Dante Baylor's costume designs, especially the red headdress for the women and the geometric piping of the prince's doublet were impressive.   There was a lot - probably too much - for the senses to take in on seeing this ballet for the first time.  I would love to see it again.

 In FAR - Company Wayne McGregor - 2010 - Behind the Scenes McGregor explains how he drew inspiration from Diderot's Encyclopedia and, in particular, his drawings of the human nervous system. Diderot showed how it was the brain that made the body work.  The brain is represented in McGregor's piece by an array of tiny lamps representing neurons.  Those neurons control movements of the body which are sometimes convulsive.  Ballet Central showed two scenes from an hour long work.  There was a duet by Rita Lee and Aitor Viscarolasaga Lopez and a group scene with Rishan Benjamin, Aoibh Ní Riain Broin,  Hitomi Nishizawa,  Hikari Uemura, Olivia Van Niekerk, Harris Beattie, Thomas Harden and Kevin Memeti.  Not an easy piece to dance, I should have thought, particularly with Ben Frost's multilayered score.  Again, I need to see this work again - and perhaps more than once - to appreciate and understand it fully.

The extract from Valley of Shadows was a beautiful dance for four: Mical Klara Coxill, Saul Kilcullen-Jarvis, Jamie Wallis and Scot Baldie set to Tchaikovsky's Souvenir de Florence. This scene shows the Finzi-Contini family in the seclusion of their garden before their lives are shattered by deportation to a concentration camp in Germany.  Wendy referred to sad and dark undertones and that is because we know what happened to the family.

Knowing that I would have to leave early to catch the rattling Donny choo-choo I booked a seat in the balcony which would have allowed me to slip out before the end of the performance with minimum noise and fuss.  It allowed me to spot who was in the audience and I spotted more than a few friends and acquaintances.  That made it even harder to leave the theatre.

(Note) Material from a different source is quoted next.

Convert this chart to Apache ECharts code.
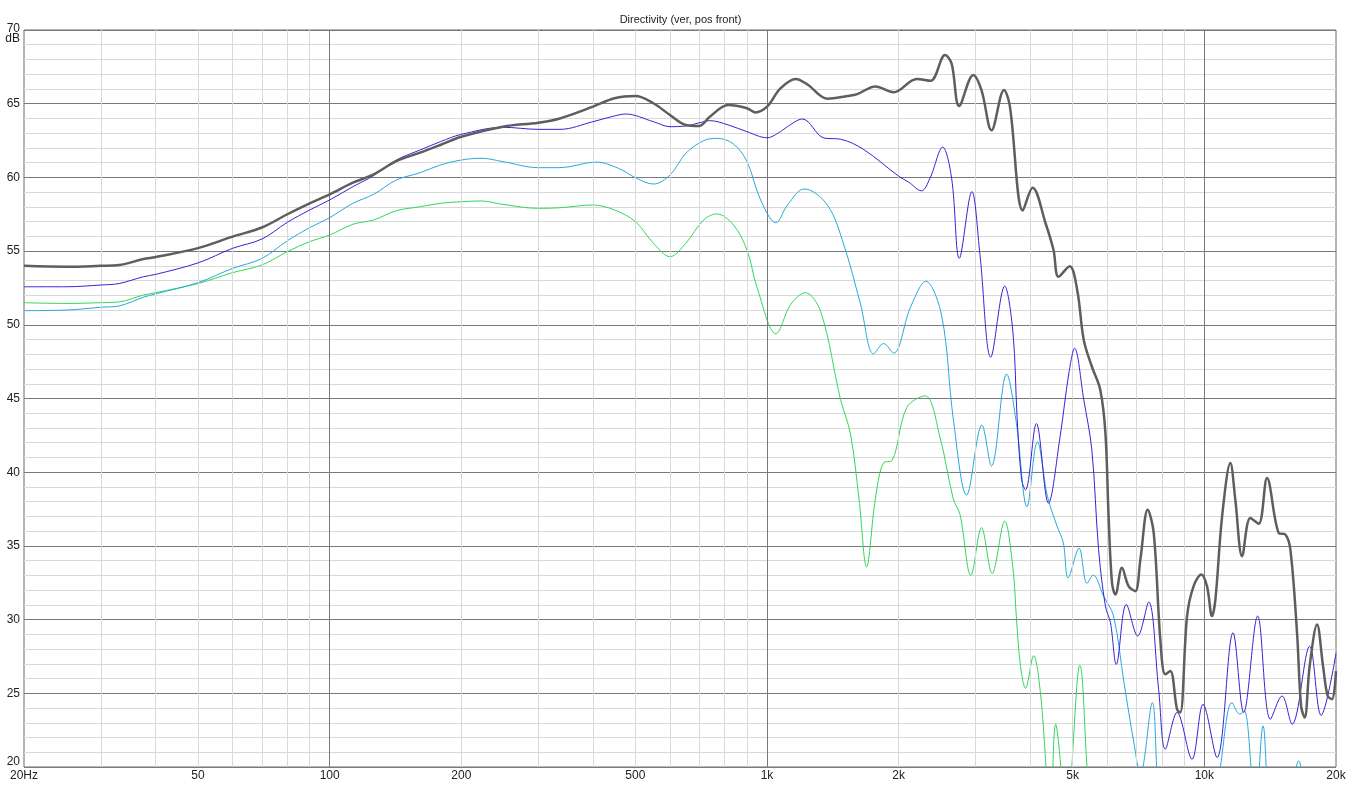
<!DOCTYPE html>
<html>
<head>
<meta charset="utf-8">
<script src="https://cdn.jsdelivr.net/npm/echarts@6/dist/echarts.min.js"></script>
<style>
html,body{margin:0;padding:0;background:#fff;}
#chart{width:1361px;height:795px;}
</style>
</head>
<body>
<div id="chart"></div>
<script>
// ---- data (frequency in Hz, level in dB) ----
const grayF = [20,25,30,33,37.5,40,50,60,70,80,90,100,113,126,142,161,179,200,249,300,336,400,448,500,550,600,652,700,740,815,900,940,1000,1073,1164,1237,1374,1526,1608,1769,1948,2200,2366,2553,2643,2750,2962,3094,3261,3483,3590,3845,4049,4340,4520,4640,4920,5120,5300,5530,5780,5940,6040,6150,6260,6480,6710,6950,7140,7420,7660,7930,8140,8360,8660,8810,9130,9450,9840,10140,10410,10600,10980,11470,11770,12200,12740,13310,13910,14790,15320,15730,16290,16640,16960,17410,18100,18680,19140,19590,20000];
const grayDb = [54.0,53.94,54.0,54.05,54.46,54.6,55.2,55.98,56.6,57.5,58.24,58.85,59.64,60.2,61.1,61.68,62.2,62.76,63.44,63.71,64.0,64.8,65.37,65.52,65.03,64.23,63.56,63.49,64.12,64.91,64.69,64.41,64.8,66.04,66.68,66.3,65.34,65.52,65.65,66.17,65.78,66.68,66.55,68.3,67.72,64.85,66.95,65.91,63.2,65.93,64.87,57.75,59.3,56.84,55.07,53.26,53.98,52.36,48.97,47.17,45.59,42.65,37.0,32.49,31.7,33.51,32.27,31.93,34.07,37.46,35.88,28.66,26.29,26.52,23.92,23.7,30.24,32.27,33.06,32.27,30.24,31.37,37.01,40.62,38.14,34.3,36.9,36.5,39.6,35.88,35.77,34.75,29.11,24.15,23.35,26.85,29.67,26.85,24.82,24.6,26.5];

const blueF = [20,25,30,33,37.5,40,50,60,70,80,90,100,113,126,142,161,179,200,249,300,336,400,448,475,550,600,652,700,740,815,900,1000,1073,1114,1205,1350,1473,1664,2000,2106,2255,2359,2521,2643,2752,2940,3068,3248,3495,3650,3730,3820,3900,4130,4400,4680,4900,5050,5300,5530,5730,5940,6100,6290,6630,7040,7460,7860,8140,8660,9370,9930,10690,11630,12300,13240,14160,15050,15870,17410,18490,20000];
const blueDb = [52.58,52.58,52.7,52.8,53.26,53.42,54.2,55.19,55.82,56.95,57.79,58.47,59.37,60.12,61.18,61.86,62.42,62.92,63.4,63.26,63.26,63.78,64.17,64.3,63.78,63.44,63.49,63.7,63.85,63.56,63.1,62.69,63.1,63.45,63.96,62.67,62.59,61.89,60.08,59.69,59.09,59.95,62.05,59.95,54.51,59.04,54.77,47.8,52.63,49.5,43.8,39.5,38.8,43.3,37.9,42.43,46.72,48.41,44.91,41.52,34.75,30.91,29.79,26.96,31.03,28.89,31.19,25.27,21.21,23.7,20.53,24.25,20.64,29.11,23.7,30.24,23.24,24.82,22.9,28.2,23.5,27.7];

const cyanF = [20,25,30,33,37.5,40,50,60,70,80,90,100,113,126,142,161,179,200,222,249,300,336,407,457,503,550,600,652,716,768,838,900,967,1048,1114,1216,1374,1499,1636,1753,1848,1948,2125,2307,2508,2666,2860,3100,3260,3530,3715,3930,4150,4380,4610,4760,4880,5170,5390,5570,5880,6200,6550,6900,7140,7600,7930,8500,9500,10300,10880,11570,12050,12350,13080,13620,14160,15200,16430,17500,20000];
const cyanDb = [50.96,51.0,51.19,51.28,51.87,52.1,52.86,53.83,54.5,55.7,56.59,57.27,58.24,58.85,59.82,60.32,60.84,61.18,61.3,61.07,60.66,60.66,61.04,60.62,59.94,59.55,60.16,61.63,62.49,62.65,62.27,61.07,58.47,56.92,58.13,59.22,58.13,55.41,51.4,48.03,48.73,48.08,51.14,52.95,50.62,43.63,38.45,43.2,40.42,46.66,43.37,37.66,42.07,38.34,36.3,35.2,32.83,34.84,32.46,33.03,31.6,30.24,25.73,21.66,19.5,24.37,17,15,14,15,20.0,24.37,23.58,23.8,17,22.79,17,15,20.42,15,14];

const greenF = [20,25,30,33,37.5,40,50,60,70,80,90,100,113,126,142,161,179,200,222,249,300,336,400,448,500,550,600,652,716,768,838,900,948,1048,1134,1223,1327,1473,1552,1623,1689,1769,1848,1931,2088,2299,2488,2666,2762,2925,3094,3271,3495,3650,3720,3800,3900,4070,4220,4450,4570,4840,5190,5500,6000,8000,12000,20000];
const greenDb = [51.5,51.45,51.5,51.55,52.02,52.18,52.8,53.54,54.06,54.96,55.64,56.09,56.82,57.11,57.74,58.01,58.24,58.35,58.4,58.17,57.9,57.94,58.13,57.79,57.0,55.53,54.62,55.53,57.11,57.52,56.77,55.07,52.58,49.4,51.4,52.18,50.88,44.92,42.59,38.19,33.58,38.19,40.65,40.78,44.4,45.18,42.33,38.19,37.15,33.0,36.24,33.13,36.68,33.5,30.0,26.8,25.34,27.55,25.0,17,22.9,17,26.9,17,12,12,12,12];

// ---- axis / grid definitions ----
const minorFreqs = [30,40,50,60,70,80,90,200,300,400,500,600,700,800,900,2000,3000,4000,5000,6000,7000,8000,9000];
const majorFreqs = [100,1000,10000];
const xTickFreqs = [20,50,100,200,500,1000,2000,5000,10000,20000];
const xTickLabels = ['20Hz','50','100','200','500','1k','2k','5k','10k','20k'];
const titleText = 'Directivity (ver, pos front)';

const FONT = '"Liberation Sans", Arial, sans-serif';
const zip = (a, b) => a.map((v, i) => [v, b[i]]);

const chart = echarts.init(document.getElementById('chart'), null, {renderer: 'canvas'});

const gridLines = [];
minorFreqs.forEach(f => gridLines.push({xAxis: f, lineStyle: {color: '#d9d9d9', width: 1, type: 'solid'}}));
majorFreqs.forEach(f => gridLines.push({xAxis: f, lineStyle: {color: '#7a7a7a', width: 1, type: 'solid'}}));

const labelLines = xTickFreqs.map((f, i) => ({xAxis: f, name: xTickLabels[i]}));

function dataSeries(name, f, db, color, width, z) {
  return {
    name, type: 'line', data: zip(f, db), showSymbol: false, symbol: 'none',
    smooth: 0.35, clip: true, z,
    lineStyle: {color, width}, itemStyle: {color},
    emphasis: {disabled: true}, animation: false
  };
}

chart.setOption({
  animation: false,
  backgroundColor: '#ffffff',
  title: {
    text: titleText, left: 'center', top: 9,
    textStyle: {fontSize: 11, fontWeight: 'normal', color: '#222', fontFamily: FONT}
  },
  grid: {left: 24, right: 25, top: 30, bottom: 28, show: true, borderColor: '#6a6a6a', borderWidth: 1, backgroundColor: 'transparent'},
  xAxis: {
    type: 'log', logBase: 10, min: 20, max: 20000,
    axisLine: {show: false}, axisTick: {show: false}, axisLabel: {show: false},
    splitLine: {show: false}, minorSplitLine: {show: false}
  },
  yAxis: {
    type: 'value', min: 20, max: 70, interval: 5,
    axisLine: {show: false}, axisTick: {show: false},
    axisLabel: {
      margin: 4, fontSize: 12, color: '#222', fontFamily: FONT,
      formatter: v => v === 70 ? '{top|70}\n{top|dB}' : (v === 20 ? '{bot|20}' : String(v)),
      rich: {
        top: {fontSize: 12, lineHeight: 10, color: '#222', fontFamily: FONT, padding: [7, 0, 0, 0], align: 'right'},
        bot: {fontSize: 12, color: '#222', fontFamily: FONT, padding: [0, 0, 10, 0]}
      }
    },
    splitLine: {show: true, lineStyle: {color: '#7a7a7a', width: 1}},
    minorTick: {show: false, splitNumber: 5},
    minorSplitLine: {show: true, lineStyle: {color: '#d9d9d9', width: 1}}
  },
  series: [
    {
      name: 'grid', type: 'line', data: [], z: 1, silent: true,
      markLine: {silent: true, symbol: ['none', 'none'], animation: false, label: {show: false}, data: gridLines}
    },
    {
      name: 'xlabels', type: 'line', data: [], z: 1, silent: true,
      markLine: {
        silent: true, symbol: ['none', 'none'], animation: false,
        lineStyle: {color: 'rgba(0,0,0,0)', width: 1, type: 'solid'},
        label: {show: true, position: 'start', distance: 3, formatter: '{b}', fontSize: 12, color: '#222', fontFamily: FONT, opacity: 1},
        data: labelLines
      }
    },
    dataSeries('green', greenF, greenDb, '#32d65a', 1, 3),
    dataSeries('cyan', cyanF, cyanDb, '#25aad8', 1, 4),
    dataSeries('blue', blueF, blueDb, '#3a22d4', 1, 5),
    dataSeries('gray', grayF, grayDb, '#5e5e5e', 2.5, 6)
  ]
});
</script>
</body>
</html>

Finally a message for Heidi Hall and Chris Marney.  There are approximately 25 million people who live north of the Trent and we can't all squeeze into the Stan and Audrey on a Sunday night.  We have some lovely theatres such as the Keys and Aldridge at the Lowry, the Atkinson at Southport, the Waterside in Sale, the Cast in Doncaster, the Library in Sheffield and indeed the Lawrence Batley here in Huddersfield.  Do stay with us a little longer when you go on tour next year.